Yesterday, a long-awaited round of negotiations began in Vienna between the Iranian regime and the Biden administration after much back-and-forth and many hesitant moves. The endeavors to revive the so-called nuclear deal shifted into full gear again after former US President Donald Trump threw it out the window, demanding a better deal than the defective one his predecessor reached with the Iranians.
Today, the US administration seems cautious and austere while the Iranian regime seems strong and patronizing. However, neither of these apparent realities is in fact true.
The Vienna talks held yesterday come in the wake of a videoconference meeting held between the two parties last Friday, which both countries welcomed. The US president said he wished to return to negotiations, but both Tehran and Washington believe the other should take the first step and recommit to the deal.

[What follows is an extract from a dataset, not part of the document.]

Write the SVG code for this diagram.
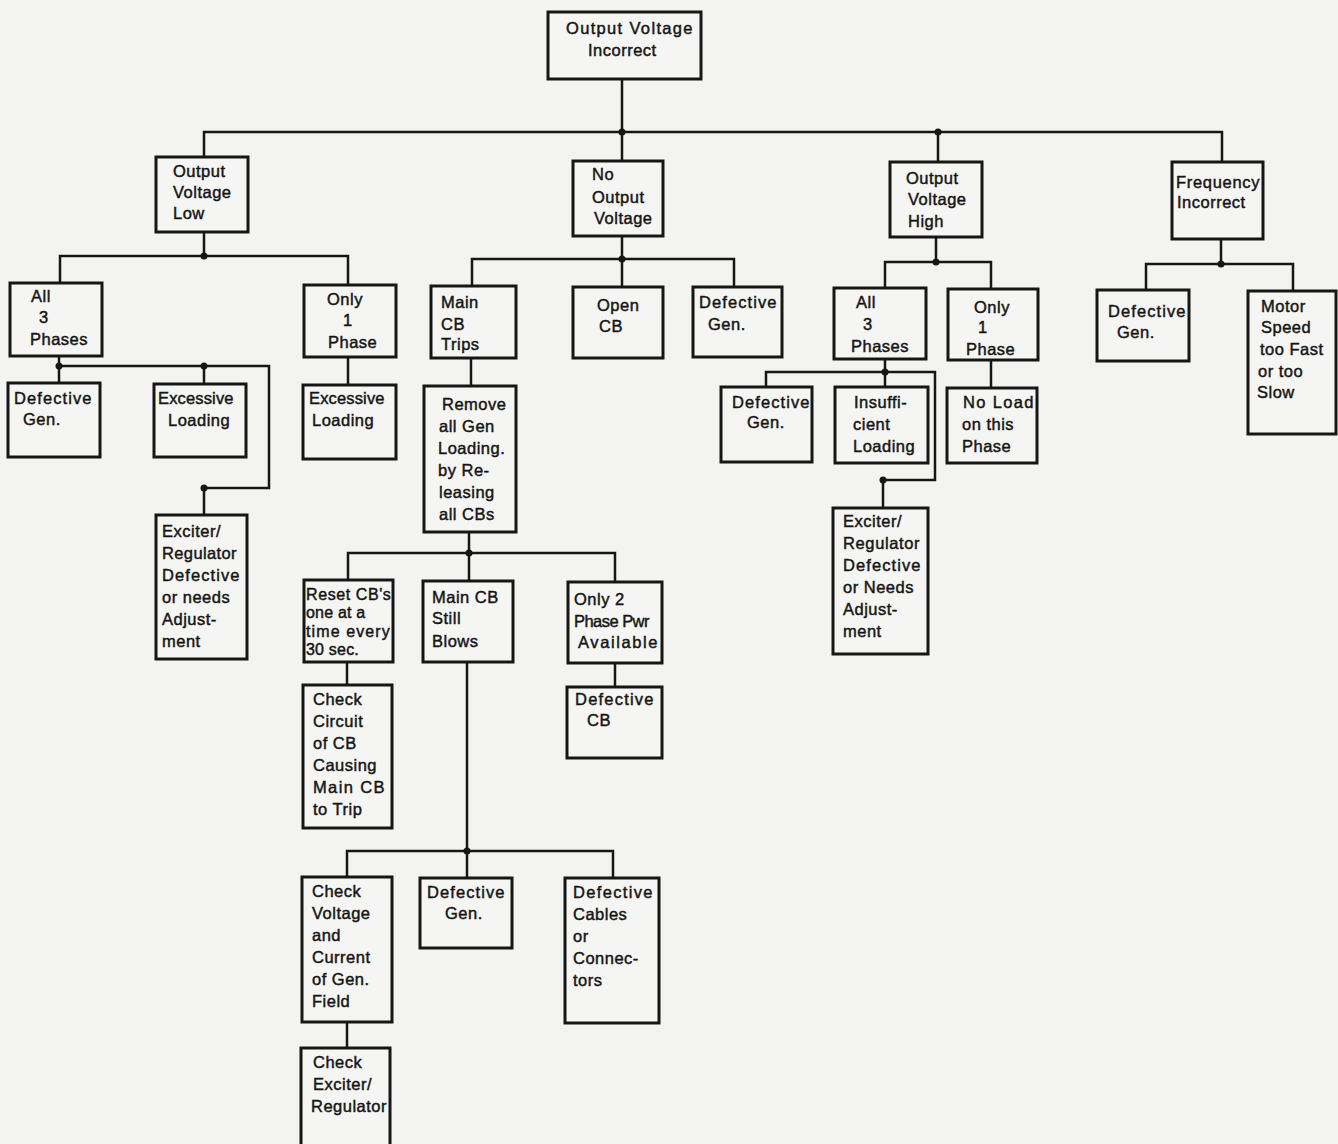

Despite Iran’s Foreign Minister Mohammad Javad Zarif’s call on the EU in early February to coordinate a return to the nuclear deal, Tehran refused to sit down with the US last month for talks called by the EU.
The new “trick” in America’s political playbook this time is the slogan “commitment in return for commitment.” Does that mean Washington will commit once Tehran does or vice versa? Who should commit first and to what? Is there a deadline? Is there an alternative route to take if no commitments are made?
As the old saying goes, “insanity is doing the same thing over and over again and expecting different results.” It is unclear if the main goal is just starting negotiations and talks with the Iran while putting everything else on the backburner; or if the ultimate purpose is weakening the Iranian regime, or perhaps the US seeks to deter and prevent Iran’s nuclear program and hostile missile capacities and put an end to its insidious policies in the Middle East.
Well, wasn’t Trump taking this path? What changed?